Bordering Situations explores the material politics of borders as both designed situations and situations of designing, tracing how borders operate to regulate, differentiate, and control the movement of people across racialized, gendered, and classed lines. Borders not only create uneven access to resources, wealth, and opportunities, but also materialize struggles that shape and are shaped by the lives of those who are forced to face, engage with, and transgress them.

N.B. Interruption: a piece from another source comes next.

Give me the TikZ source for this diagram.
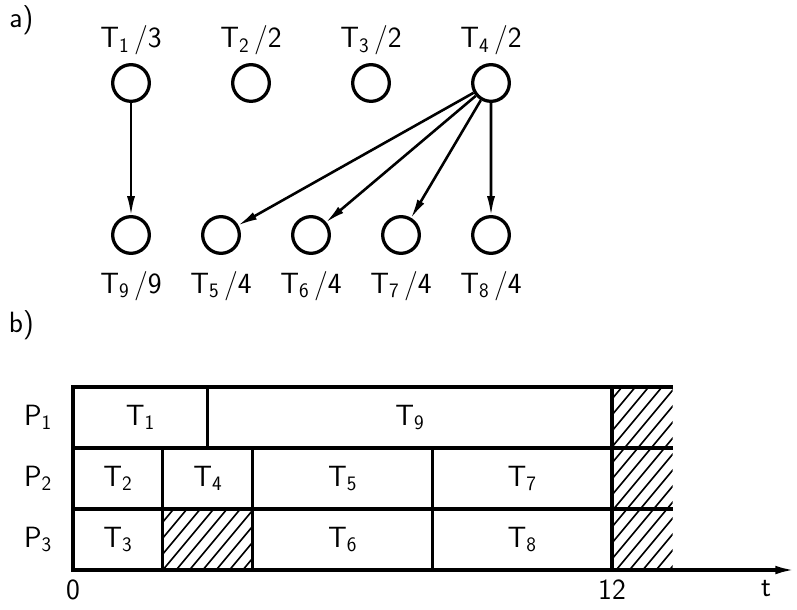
\documentclass[tikz,border=0pt]{standalone}
\usepackage{amsmath}
\usetikzlibrary{arrows.meta, positioning}

\newcommand{\tk}[2]{T\textsubscript{#1}\,/#2}

\tikzset{
  task/.style = {circle, draw, line width=2.8pt, minimum size=1.1cm, inner sep=0pt},
  tlabel/.style = {font=\fontsize{25}{29}\selectfont\sffamily, inner sep=1pt},
  dep/.style = {-{Latex[length=0.6cm, width=0.24cm]}, line width=2.2pt, shorten >=-1pt},
  bar/.style = {line width=2.8pt},
  hatch/.style = {line width=1.4pt},
}

\begin{document}
\begin{tikzpicture} [node distance = 3.6cm, on grid]

\useasboundingbox (-2.19,-1.17) rectangle (21.72,17.1);

% a) task graph
\node (a) [tlabel] at (-1.55,16.5) {a)};

\node (T1) [task, label={[tlabel, label distance=0.2cm]above:\tk{1}{3}}] at (1.74,14.61) {};
\node (T2) [task, right = of T1, label={[tlabel, label distance=0.2cm]above:\tk{2}{2}}] {};
\node (T3) [task, right = of T2, label={[tlabel, label distance=0.2cm]above:\tk{3}{2}}] {};
\node (T4) [task, right = of T3, label={[tlabel, label distance=0.2cm]above:\tk{4}{2}}] {};

\node (T9) [task, below = 4.56cm of T1, label={[tlabel, label distance=0.45cm]below:\tk{9}{9}}] {};
\node (T5) [task, right = 2.7cm of T9, label={[tlabel, label distance=0.45cm]below:\tk{5}{4}}] {};
\node (T6) [task, right = 2.7cm of T5, label={[tlabel, label distance=0.45cm]below:\tk{6}{4}}] {};
\node (T7) [task, right = 2.7cm of T6, label={[tlabel, label distance=0.45cm]below:\tk{7}{4}}] {};
\node (T8) [task, right = 2.7cm of T7, label={[tlabel, label distance=0.45cm]below:\tk{8}{4}}] {};

\draw [dep] (T1) -- (T9);
\draw [dep] (T4) -- (T5);
\draw [dep] (T4) -- (T6);
\draw [dep] (T4) -- (T7);
\draw [dep] (T4) -- (T8);

% b) schedule
\node (b) [tlabel] at (-1.55,7.35) {b)};

\begin{scope}[x=1.3475cm, y=1.83cm]
  % hatched (idle) parts
  \begin{scope}
    \clip (2,0) rectangle (4,1) (12,0) rectangle (13.35,3);
    \foreach \i in {-40,...,40}
      \draw [hatch] ([xshift=\i*0.4cm]2,0) -- ++(5cm,6cm);
  \end{scope}
  \draw [bar] (12,3) -- (13.35,3) (12,2) -- (13.35,2) (12,1) -- (13.35,1);
  \draw [bar] (2,0) rectangle (4,1);

  % tasks: start/end/row/name
  \foreach \s/\e/\r/\n in {0/3/2/1, 3/12/2/9,
                           0/2/1/2, 2/4/1/4, 4/8/1/5, 8/12/1/7,
                           0/2/0/3, 4/8/0/6, 8/12/0/8}
  {
    \draw [bar] (\s,\r) rectangle (\e,\r+1);
    \node [tlabel] at ({(\s+\e)/2},\r+0.5) {T\textsubscript{\n}};
  }

  \node (P1) [tlabel] at (-0.78,2.5) {P\textsubscript{1}};
  \node (P2) [tlabel] at (-0.78,1.5) {P\textsubscript{2}};
  \node (P3) [tlabel] at (-0.78,0.5) {P\textsubscript{3}};

  \coordinate (o) at (0,0);
  \coordinate (tend) at (16.08,0);
  \draw [bar, -{Latex[length=0.6cm, width=0.26cm]}] (o) -- (tend);

  \node (t0) [tlabel] at (0,-0.33) {0};
  \node (t12) [tlabel] at (12,-0.33) {12};
  \node (t) [tlabel] at (15.43,-0.3) {t};
\end{scope}

\end{tikzpicture}
\end{document}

Structured as a series of short, polemical essays, the book brings together years of ethnographic research with insights from anthropology, design, and political theory to examine how borders can be both sites of violent maintenance and potential horizons for disruption and reimagining. Through the lens of "situation," it proposes an indisciplinary engagement with material politics—one that foregrounds lived encounters and struggles as the grounds for envisioning a politics of mobility without borders. Bordering Situations invites readers to rethink not just the technologies and infrastructures of border regimes, but the everyday acts through which borders are unsettled and new worlds made possible.

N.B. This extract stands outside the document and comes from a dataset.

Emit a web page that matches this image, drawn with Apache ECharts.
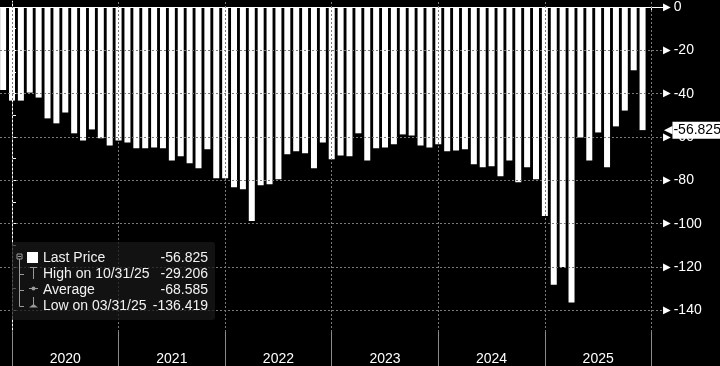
<!DOCTYPE html>
<html><head><meta charset="utf-8">
<script src="https://cdn.jsdelivr.net/npm/echarts@6/dist/echarts.min.js"></script>
<style>html,body{margin:0;padding:0;background:#000;}#c{width:720px;height:366px;}</style>
</head><body><div id="c"></div>
<script>
const months = ['2019-11','2019-12',
 '2020-01','2020-02','2020-03','2020-04','2020-05','2020-06','2020-07','2020-08','2020-09','2020-10','2020-11','2020-12',
 '2021-01','2021-02','2021-03','2021-04','2021-05','2021-06','2021-07','2021-08','2021-09','2021-10','2021-11','2021-12',
 '2022-01','2022-02','2022-03','2022-04','2022-05','2022-06','2022-07','2022-08','2022-09','2022-10','2022-11','2022-12',
 '2023-01','2023-02','2023-03','2023-04','2023-05','2023-06','2023-07','2023-08','2023-09','2023-10','2023-11','2023-12',
 '2024-01','2024-02','2024-03','2024-04','2024-05','2024-06','2024-07','2024-08','2024-09','2024-10','2024-11','2024-12',
 '2025-01','2025-02','2025-03','2025-04','2025-05','2025-06','2025-07','2025-08','2025-09','2025-10','2025-11'];
const values = [-38.3,-43.2,
 -43.2,-39.5,-41.8,-51.4,-53.7,-48.7,-58.3,-61.6,-56.5,-60.6,-63.9,-61.6,
 -62.5,-65.2,-65.2,-64.8,-65.2,-70.8,-68.9,-72.1,-74.4,-65.7,-79.0,-79.0,
 -83.2,-84.1,-98.8,-82.3,-81.8,-79.5,-68.0,-66.6,-67.5,-74.4,-62.5,-70.3,
 -68.5,-68.9,-58.3,-70.8,-65.2,-64.8,-63.4,-58.8,-59.3,-63.9,-64.8,-63.4,
 -66.6,-66.2,-65.7,-72.6,-74.0,-73.5,-78.1,-70.8,-80.9,-74.0,-79.5,-96.5,
 -128.2,-120.0,-136.419,-60.2,-70.8,-57.9,-74.0,-55.1,-47.8,-29.206,-56.825];
const yearLabels = ['2020','2021','2022','2023','2024','2025'];
const yTickLabels = [0,-20,-40,-60,-80,-100,-120,-140];
const yMinorTicks = [0,-10,-20,-30,-40,-50,-60,-70,-80,-90,-100,-110,-120,-130,-140];
const legendNames = ['Last Price','High on 10/31/25','Average','Low on 03/31/25'];
const legendValues = ['-56.825','-29.206','-68.585','-136.419'];

// month index: Dec 2019 = 0 (year boundary for 2020)
function mIdx(s){const p=s.split('-');return (+p[0]-2019)*12 + (+p[1]) - 12;}
const barData = months.map((m,k)=>[mIdx(m), values[k]]);
const yearBounds = [0].concat(yearLabels.map((y,k)=>(k+1)*12));
const yearCenters = yearLabels.map((y,k)=>k*12+6);
const quarterTicks = []; for(let q=0;q<=72;q+=3) quarterTicks.push(q);
const lastVal = values[values.length-1];

const FONT = '"Liberation Sans", Arial, sans-serif';
const GRID = '#7a7a7a';
const chart = echarts.init(document.getElementById('c'));
const gridLines = yearBounds.map(v=>({xAxis:v})).concat(yTickLabels.filter(v=>v!==0).map(v=>({yAxis:v})));

const gcol = '#9a9a9a';
const legendRows = [258,274,290,306];
const graphics = [
 {type:'rect', shape:{x:12,y:242,width:203,height:78,r:3}, style:{fill:'rgba(24,24,24,0.75)'}, z:10},
 {type:'rect', shape:{x:17,y:254,width:5,height:5}, style:{fill:'none',stroke:gcol,lineWidth:1}, z:11},
 {type:'line', shape:{x1:18,y1:256.5,x2:21,y2:256.5}, style:{stroke:gcol}, z:11},
 {type:'line', shape:{x1:19.5,y1:259,x2:19.5,y2:306.5}, style:{stroke:gcol}, z:11},
 {type:'line', shape:{x1:19.5,y1:274.5,x2:24,y2:274.5}, style:{stroke:gcol}, z:11},
 {type:'line', shape:{x1:19.5,y1:290.5,x2:24,y2:290.5}, style:{stroke:gcol}, z:11},
 {type:'line', shape:{x1:19.5,y1:306.5,x2:24,y2:306.5}, style:{stroke:gcol}, z:11},
 {type:'rect', shape:{x:27,y:252,width:11,height:11}, style:{fill:'#fff'}, z:11},
 {type:'line', shape:{x1:30,y1:267.5,x2:37,y2:267.5}, style:{stroke:gcol}, z:11},
 {type:'line', shape:{x1:33.5,y1:267.5,x2:33.5,y2:279}, style:{stroke:gcol}, z:11},
 {type:'line', shape:{x1:29,y1:288.5,x2:38,y2:288.5}, style:{stroke:gcol}, z:11},
 {type:'circle', shape:{cx:33.5,cy:288.5,r:2}, style:{fill:gcol}, z:11},
 {type:'line', shape:{x1:33.5,y1:297,x2:33.5,y2:307}, style:{stroke:gcol}, z:11},
 {type:'polygon', shape:{points:[[29,307.5],[38,307.5],[33.5,304]]}, style:{fill:gcol}, z:11}
];
legendNames.forEach((n,k)=>{
  graphics.push({type:'text', x:43, y:legendRows[k], style:{text:n, fill:'#f2f2f2', font:'14px '+FONT, verticalAlign:'middle', align:'left'}, z:11});
  graphics.push({type:'text', x:208, y:legendRows[k], style:{text:legendValues[k], fill:'#f2f2f2', font:'14px '+FONT, verticalAlign:'middle', align:'right'}, z:11});
});

chart.setOption({
  backgroundColor:'#000',
  animation:false,
  grid:{left:0, right:57, top:0, bottom:34, containLabel:false},
  xAxis:[
    {type:'value', min:-1.35, max:73.3, position:'bottom',
     axisLine:{show:true, lineStyle:{color:'#fff', width:1}},
     axisTick:{show:true, customValues:quarterTicks, length:3, lineStyle:{color:'#fff'}},
     axisLabel:{show:false}, splitLine:{show:false}},
    {type:'value', min:-1.35, max:73.3, position:'bottom',
     axisLine:{show:false},
     axisTick:{show:true, customValues:yearBounds, length:34, lineStyle:{color:'#8a8a8a'}},
     axisLabel:{show:true, customValues:yearCenters, margin:20, color:'#fff', fontSize:14, fontFamily:FONT,
       formatter:v=>yearLabels[Math.round((v-6)/12)]},
     splitLine:{show:false}}
  ],
  yAxis:{type:'value', position:'right', min:-150, max:2.67,
    axisLine:{show:true, lineStyle:{color:'#fff'}},
    axisTick:{show:true, customValues:yMinorTicks, length:4, lineStyle:{color:'#fff'}},
    axisLabel:{show:true, customValues:yTickLabels, margin:0,
      formatter:v=>'{t|▶}{v|'+v+'}',
      rich:{t:{fontFamily:'DejaVu Sans', fontSize:10, color:'#fff', padding:[0,3,0,0]},
            v:{fontFamily:FONT, fontSize:14, color:'#fff'}}},
    splitLine:{show:false}},
  series:[
    {type:'line', data:[], z:1, xAxisIndex:0,
     markLine:{silent:true, symbol:'none', animation:false, label:{show:false},
       lineStyle:{color:GRID, type:[2,2], width:1}, data:gridLines}},
    {type:'bar', data:barData, xAxisIndex:0, barWidth:6, z:2, itemStyle:{color:'#fff'}},
    {type:'line', data:[], z:5, xAxisIndex:0, clip:false,
     markLine:{silent:true, symbol:'none', animation:false,
       lineStyle:{color:'rgba(0,0,0,0)', width:1, opacity:1},
       label:{show:true, position:'end', distance:1, opacity:1,
           formatter:'{a|◀}{b|'+lastVal.toFixed(3)+'}',
           rich:{a:{fontFamily:'DejaVu Sans', fontSize:11, color:'#fff'},
                 b:{fontFamily:FONT, fontSize:14, color:'#000', backgroundColor:'#fff', padding:[2,8,1,1]}}},
       data:[{yAxis:lastVal}]}}
  ],
  graphic:graphics
});
</script></body></html>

Mahmoud Keshavarz is Associate Professor of Cultural Anthropology at Uppsala University. His research focuses on the material politics of mobility, design, and borders. He is the author of The Design Politics of the Passport: Materiality, Immobility, and Dissent and co-editor of Seeing Like a Smuggler: Borders from Below. His work moves across anthropology, political theory, and design studies to interrogate infrastructures of movement, restriction, and resistance.